Aranzazu del Castillo Figueruelo
Vivimos en un mundo en el que cada vez se le da más importancia al cultivo de uno mismo. Pertenecemos a la cultura del individualismo, del yo por encima del otro y, por supuesto, del grupo. Competimos contra los demás, pero, especialmente, contra nosotros mismos con el objetivo de ofrecer cada día nuestra mejor versión y crecer sin límites.
Curiosamente, al mismo tiempo, somos parte de un mundo hiper-conectado gracias a las tecnologías y en donde estar ampliamente relacionado en el espacio on-line es algo en extremo valorado.

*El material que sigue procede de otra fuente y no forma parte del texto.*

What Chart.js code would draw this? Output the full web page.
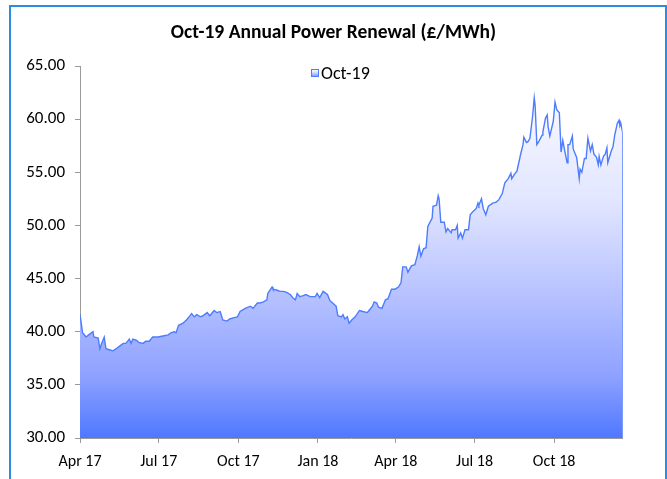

Dedicamos un tiempo desproporcionado a interactuar a tiempo real o diferido con personas que no siempre conocemos bien.
Cada vez es más habitual chocarse con personas que deambulan por la calle mirando su móvil, observar a parejas o amigos que no se hablan, pues cada uno está interactuando vía whatsapp con otras personas; ver un espectáculo a través de la pantalla de móvil del individuo que tenemos delante y que no nos deja vivir este en vivo y en directo, discutir con amigos por malentendidos originados por mensajes de texto ambiguos, etc.
Las tecnologías nos aportan beneficios en muchos sentidos, pero hay que saber cómo emplearlas. La excesiva mirada hacia uno mismo y la conexión constante con personas con las que uno no está presente en ese momento son una combinación peligrosa, capaz de generar conflictos, estrés y sentimientos de vacío y soledad.
Empleados con moderación, los móviles, las tablets, las redes sociales, etc., pueden funcionar como un catalizador en nuestras conversaciones diarias. Pero deberían ser eso, un apoyo y nunca un sustituto. Nos hemos olvidado de mirar a quien nos habla y de escuchar con interés genuino sus palabras y sus historias. Hemos llegado a normalizar la escucha pasiva e incluso las muestras de algo que, en otro tiempo, hubiéramos considerado como de “mala educación” o “descortesía”. No es extraño que haya mucha gente que se sienta sola actualmente, pese a estar rodeada de amigos y/o familiares.
Por otro lado, resulta un tanto incoherente nuestra motivación por enseñar a los niños a mirar a los ojos cuando hablan o se les habla y después ignorar este mismo consejo cuando somos nosotros los protagonistas.
Compartir música, fotos, vídeos, historias, etc. Valiéndose de las tecnologías para ello es enriquecer nuestra interacción con el otro. Pero cuidado, procura no perderte en ellas o basar tu comunicación exclusivamente en contenidos audiovisuales. Tus palabras, tus gestos y tu mirada son ingredientes fundamentales en una buena conversación y suelen ser más responsables de la complicidad que se genera entre parlantes.
¿Podemos evitar caer en la trampa del individualismo y del abuso de las tecnologías? Podemos tomar consciencia y reivindicar los aspectos más humanos de la interacción con el otro, especialmente si ya hemos sido víctimas de los conflictos, el estrés, los sentimientos de vacío o la soledad que estos pueden provocar a la larga.
Algunos ya se han dado cuenta de esto y han desarrollado medidas interesantes para facilitar el “autocontrol”. Existen restaurantes, por ejemplo, en cuya entrada disponen de un lugar especialmente reservado para depositar los móviles y otros aparatos electrónicos. También se han desarrollado aplicaciones para el móvil (p.ej. Dinner Time) que permiten programar periodos de tiempo en el que el dispositivo queda inoperativo. Ambas iniciativas permiten desconectar de las tecnologías durante el rato que estamos comiendo o tomando algo con un amigo, pareja o familiar. Ayudan a estar más presente y conectado con la otra persona, haciendo que el encuentro sea mucho más gratificante para ambos. Y algo no menos importante, permiten dar descanso a nuestra vista y nuestra mente por unos valiosos instantes.
“…Deje aquí su móvil… ¡y disfrute de la compañía!”